→ Work instructions: From the listing that follows, output everything exactly except the pictures.

→ Information supplied:
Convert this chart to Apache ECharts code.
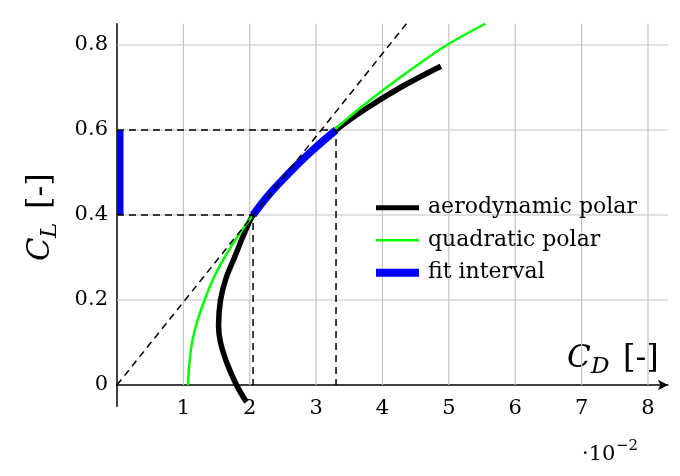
<!DOCTYPE html>
<html>
<head>
<meta charset="utf-8">
<script src="https://cdn.jsdelivr.net/npm/echarts@6/dist/echarts.min.js"></script>
<style>html,body{margin:0;padding:0;background:#fff}#c{width:680px;height:476px}</style>
</head>
<body>
<div id="c"></div>
<script>
// ---- data (C_D in units of 1e-2) ----
const xTicks = [1, 2, 3, 4, 5, 6, 7, 8];
const yTicks = [0, 0.2, 0.4, 0.6, 0.8];
const xMin = 0, xMax = 8.3, yMin = -0.05, yMax = 0.85;

const aeroCD = [1.95, 1.80, 1.66, 1.56, 1.53, 1.56, 1.64, 1.77, 1.90, 2.05, 2.30, 2.60, 2.93, 3.30, 3.75, 4.27, 4.88];
const aeroCL = [-0.04, 0.00, 0.05, 0.10, 0.14, 0.20, 0.25, 0.30, 0.35, 0.40, 0.45, 0.50, 0.55, 0.60, 0.65, 0.70, 0.75];

const quadCD = [1.07, 1.09, 1.13, 1.21, 1.32, 1.45, 1.62, 1.82, 2.05, 2.31, 2.60, 2.92, 3.27, 3.65, 4.06, 4.50, 4.97, 5.55];
const quadCL = [0.00, 0.05, 0.10, 0.15, 0.20, 0.25, 0.30, 0.35, 0.40, 0.45, 0.50, 0.55, 0.60, 0.65, 0.70, 0.75, 0.80, 0.85];

const fitCD = [2.05, 2.30, 2.60, 2.93, 3.30];
const fitCL = [0.40, 0.45, 0.50, 0.55, 0.60];
const fitAxisCD = 0;
const fitAxisCL = [0.40, 0.60];

const tangentCD = [0, 4.36];
const tangentCL = [0, 0.85];

const guideLowCD = [0, 2.05, 2.05];
const guideLowCL = [0.40, 0.40, 0.00];
const guideHighCD = [0, 3.30, 3.30];
const guideHighCL = [0.60, 0.60, 0.00];

const names = ['aerodynamic polar', 'quadratic polar', 'fit interval'];

// ---- helpers ----
const zip = (a, b) => a.map((v, i) => [v, b[i]]);
const FONT = 'DejaVu Serif';

const gridSeries = [];
xTicks.forEach(v => gridSeries.push({
  type: 'line', data: [[v, 0], [v, yMax]], symbol: 'none', silent: true, z: 1,
  lineStyle: { color: '#c4c4c4', width: 1.2 }, animation: false
}));
yTicks.filter(v => v !== 0).forEach(v => gridSeries.push({
  type: 'line', data: [[xMin, v], [xMax, v]], symbol: 'none', silent: true, z: 1,
  lineStyle: { color: '#c4c4c4', width: 1.2 }, animation: false
}));

const dashStyle = { color: '#000', width: 1.5, type: [7, 5] };
const dashed = (xs, ys) => ({
  type: 'line', data: zip(xs, ys), symbol: 'none', silent: true, z: 6,
  lineStyle: dashStyle, animation: false
});

const txt = (x, y, text, font) => ({
  type: 'text', x: x, y: y,
  style: { text: text, font: font, fill: '#000', align: 'left', verticalAlign: 'middle', textAlign: 'left', textVerticalAlign: 'middle' }
});

const chart = echarts.init(document.getElementById('c'), null, { renderer: 'canvas' });

chart.setOption({
  animation: false,
  backgroundColor: '#fff',
  grid: { left: 117, right: 12.1, top: 23.75, bottom: 69.75, containLabel: false },
  xAxis: {
    type: 'value', min: xMin, max: xMax, interval: 1,
    axisLine: { show: true, onZero: true, symbol: ['none', 'arrow'], symbolSize: [8, 10],
      lineStyle: { color: '#000', width: 1.5 } },
    axisTick: { show: false },
    splitLine: { show: false },
    axisLabel: {
      customValues: xTicks,
      formatter: v => (xTicks.indexOf(v) >= 0 ? String(v) : ''),
      margin: -8, fontFamily: FONT, fontSize: 21, color: '#000'
    }
  },
  yAxis: {
    type: 'value', min: yMin, max: yMax,
    axisLine: { show: true, onZero: false, lineStyle: { color: '#000', width: 1.5 } },
    axisTick: { show: false },
    splitLine: { show: false },
    axisLabel: {
      customValues: yTicks,
      formatter: v => (yTicks.indexOf(v) >= 0 ? String(v) : ''),
      margin: 9, fontFamily: FONT, fontSize: 21, color: '#000'
    }
  },
  legend: {
    orient: 'vertical', left: 376, top: 196.7, padding: 0,
    itemWidth: 43, itemHeight: 22, itemGap: 10.5,
    itemStyle: { borderWidth: 0 },
    textStyle: { fontFamily: FONT, fontSize: 22, color: '#000', lineHeight: 22, padding: [0, 0, 0, 4] },
    data: [
      { name: names[0], icon: 'path://M0,0H43V5H0Z' },
      { name: names[1], icon: 'path://M0,0H43V2.5H0Z' },
      { name: names[2], icon: 'path://M0,0H43V8H0Z' }
    ]
  },
  graphic: [
    { type: 'group', x: 567, y: 359, children: [
      txt(0, 0, 'C', 'italic 31px "DejaVu Serif"'),
      txt(24, 8, 'D', 'italic 23px "DejaVu Serif"'),
      txt(56, 0, '[-]', '32px "DejaVu Serif"')
    ] },
    { type: 'group', x: 41, y: 261, rotation: Math.PI / 2, children: [
      txt(0, 0, 'C', 'italic 31px "DejaVu Serif"'),
      txt(23, 9, 'L', 'italic 23px "DejaVu Serif"'),
      txt(52, 0, '[-]', '32px "DejaVu Serif"')
    ] },
    { type: 'group', x: 582, y: 454.5, children: [
      txt(0, 0, '\u00b710', '21px "DejaVu Serif"'),
      txt(34, -8, '\u22122', '15px "DejaVu Serif"')
    ] }
  ],
  series: gridSeries.concat([
    {
      name: names[0], type: 'line', data: zip(aeroCD, aeroCL), symbol: 'none', smooth: 0.4, z: 3,
      itemStyle: { color: '#000' }, lineStyle: { color: '#000', width: 5.5 }
    },
    {
      name: names[1], type: 'line', data: zip(quadCD, quadCL), symbol: 'none', smooth: 0.4, z: 4,
      itemStyle: { color: '#00ff00' }, lineStyle: { color: '#00ff00', width: 2.5 }
    },
    {
      name: names[2], type: 'line', data: zip(fitCD, fitCL), symbol: 'none', smooth: 0.4, z: 5,
      itemStyle: { color: '#0000ff' }, lineStyle: { color: '#0000ff', width: 7.5 }
    },
    {
      name: names[2], type: 'custom', z: 5, silent: true,
      encode: { x: 0, y: [1, 2] },
      data: [[fitAxisCD, fitAxisCL[0], fitAxisCL[1]]],
      itemStyle: { color: '#0000ff' },
      renderItem: (params, api) => {
        const p0 = api.coord([api.value(0), api.value(1)]);
        const p1 = api.coord([api.value(0), api.value(2)]);
        return { type: 'rect', shape: { x: p0[0], y: p1[1], width: 6.5, height: p0[1] - p1[1] }, style: { fill: '#0000ff' } };
      }
    },
    dashed(tangentCD, tangentCL),
    dashed(guideLowCD, guideLowCL),
    dashed(guideHighCD, guideHighCL)
  ])
});
</script>
</body>
</html>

→ Full answer:
Convert this chart to Apache ECharts code.
<!DOCTYPE html>
<html>
<head>
<meta charset="utf-8">
<script src="https://cdn.jsdelivr.net/npm/echarts@6/dist/echarts.min.js"></script>
<style>html,body{margin:0;padding:0;background:#fff}#c{width:680px;height:476px}</style>
</head>
<body>
<div id="c"></div>
<script>
// ---- data (C_D in units of 1e-2) ----
const xTicks = [1, 2, 3, 4, 5, 6, 7, 8];
const yTicks = [0, 0.2, 0.4, 0.6, 0.8];
const xMin = 0, xMax = 8.3, yMin = -0.05, yMax = 0.85;

const aeroCD = [1.95, 1.80, 1.66, 1.56, 1.53, 1.56, 1.64, 1.77, 1.90, 2.05, 2.30, 2.60, 2.93, 3.30, 3.75, 4.27, 4.88];
const aeroCL = [-0.04, 0.00, 0.05, 0.10, 0.14, 0.20, 0.25, 0.30, 0.35, 0.40, 0.45, 0.50, 0.55, 0.60, 0.65, 0.70, 0.75];

const quadCD = [1.07, 1.09, 1.13, 1.21, 1.32, 1.45, 1.62, 1.82, 2.05, 2.31, 2.60, 2.92, 3.27, 3.65, 4.06, 4.50, 4.97, 5.55];
const quadCL = [0.00, 0.05, 0.10, 0.15, 0.20, 0.25, 0.30, 0.35, 0.40, 0.45, 0.50, 0.55, 0.60, 0.65, 0.70, 0.75, 0.80, 0.85];

const fitCD = [2.05, 2.30, 2.60, 2.93, 3.30];
const fitCL = [0.40, 0.45, 0.50, 0.55, 0.60];
const fitAxisCD = 0;
const fitAxisCL = [0.40, 0.60];

const tangentCD = [0, 4.36];
const tangentCL = [0, 0.85];

const guideLowCD = [0, 2.05, 2.05];
const guideLowCL = [0.40, 0.40, 0.00];
const guideHighCD = [0, 3.30, 3.30];
const guideHighCL = [0.60, 0.60, 0.00];

const names = ['aerodynamic polar', 'quadratic polar', 'fit interval'];

// ---- helpers ----
const zip = (a, b) => a.map((v, i) => [v, b[i]]);
const FONT = 'DejaVu Serif';

const gridSeries = [];
xTicks.forEach(v => gridSeries.push({
  type: 'line', data: [[v, 0], [v, yMax]], symbol: 'none', silent: true, z: 1,
  lineStyle: { color: '#c4c4c4', width: 1.2 }, animation: false
}));
yTicks.filter(v => v !== 0).forEach(v => gridSeries.push({
  type: 'line', data: [[xMin, v], [xMax, v]], symbol: 'none', silent: true, z: 1,
  lineStyle: { color: '#c4c4c4', width: 1.2 }, animation: false
}));

const dashStyle = { color: '#000', width: 1.5, type: [7, 5] };
const dashed = (xs, ys) => ({
  type: 'line', data: zip(xs, ys), symbol: 'none', silent: true, z: 6,
  lineStyle: dashStyle, animation: false
});

const txt = (x, y, text, font) => ({
  type: 'text', x: x, y: y,
  style: { text: text, font: font, fill: '#000', align: 'left', verticalAlign: 'middle', textAlign: 'left', textVerticalAlign: 'middle' }
});

const chart = echarts.init(document.getElementById('c'), null, { renderer: 'canvas' });

chart.setOption({
  animation: false,
  backgroundColor: '#fff',
  grid: { left: 117, right: 12.1, top: 23.75, bottom: 69.75, containLabel: false },
  xAxis: {
    type: 'value', min: xMin, max: xMax, interval: 1,
    axisLine: { show: true, onZero: true, symbol: ['none', 'arrow'], symbolSize: [8, 10],
      lineStyle: { color: '#000', width: 1.5 } },
    axisTick: { show: false },
    splitLine: { show: false },
    axisLabel: {
      customValues: xTicks,
      formatter: v => (xTicks.indexOf(v) >= 0 ? String(v) : ''),
      margin: -8, fontFamily: FONT, fontSize: 21, color: '#000'
    }
  },
  yAxis: {
    type: 'value', min: yMin, max: yMax,
    axisLine: { show: true, onZero: false, lineStyle: { color: '#000', width: 1.5 } },
    axisTick: { show: false },
    splitLine: { show: false },
    axisLabel: {
      customValues: yTicks,
      formatter: v => (yTicks.indexOf(v) >= 0 ? String(v) : ''),
      margin: 9, fontFamily: FONT, fontSize: 21, color: '#000'
    }
  },
  legend: {
    orient: 'vertical', left: 376, top: 196.7, padding: 0,
    itemWidth: 43, itemHeight: 22, itemGap: 10.5,
    itemStyle: { borderWidth: 0 },
    textStyle: { fontFamily: FONT, fontSize: 22, color: '#000', lineHeight: 22, padding: [0, 0, 0, 4] },
    data: [
      { name: names[0], icon: 'path://M0,0H43V5H0Z' },
      { name: names[1], icon: 'path://M0,0H43V2.5H0Z' },
      { name: names[2], icon: 'path://M0,0H43V8H0Z' }
    ]
  },
  graphic: [
    { type: 'group', x: 567, y: 359, children: [
      txt(0, 0, 'C', 'italic 31px "DejaVu Serif"'),
      txt(24, 8, 'D', 'italic 23px "DejaVu Serif"'),
      txt(56, 0, '[-]', '32px "DejaVu Serif"')
    ] },
    { type: 'group', x: 41, y: 261, rotation: Math.PI / 2, children: [
      txt(0, 0, 'C', 'italic 31px "DejaVu Serif"'),
      txt(23, 9, 'L', 'italic 23px "DejaVu Serif"'),
      txt(52, 0, '[-]', '32px "DejaVu Serif"')
    ] },
    { type: 'group', x: 582, y: 454.5, children: [
      txt(0, 0, '\u00b710', '21px "DejaVu Serif"'),
      txt(34, -8, '\u22122', '15px "DejaVu Serif"')
    ] }
  ],
  series: gridSeries.concat([
    {
      name: names[0], type: 'line', data: zip(aeroCD, aeroCL), symbol: 'none', smooth: 0.4, z: 3,
      itemStyle: { color: '#000' }, lineStyle: { color: '#000', width: 5.5 }
    },
    {
      name: names[1], type: 'line', data: zip(quadCD, quadCL), symbol: 'none', smooth: 0.4, z: 4,
      itemStyle: { color: '#00ff00' }, lineStyle: { color: '#00ff00', width: 2.5 }
    },
    {
      name: names[2], type: 'line', data: zip(fitCD, fitCL), symbol: 'none', smooth: 0.4, z: 5,
      itemStyle: { color: '#0000ff' }, lineStyle: { color: '#0000ff', width: 7.5 }
    },
    {
      name: names[2], type: 'custom', z: 5, silent: true,
      encode: { x: 0, y: [1, 2] },
      data: [[fitAxisCD, fitAxisCL[0], fitAxisCL[1]]],
      itemStyle: { color: '#0000ff' },
      renderItem: (params, api) => {
        const p0 = api.coord([api.value(0), api.value(1)]);
        const p1 = api.coord([api.value(0), api.value(2)]);
        return { type: 'rect', shape: { x: p0[0], y: p1[1], width: 6.5, height: p0[1] - p1[1] }, style: { fill: '#0000ff' } };
      }
    },
    dashed(tangentCD, tangentCL),
    dashed(guideLowCD, guideLowCL),
    dashed(guideHighCD, guideHighCL)
  ])
});
</script>
</body>
</html>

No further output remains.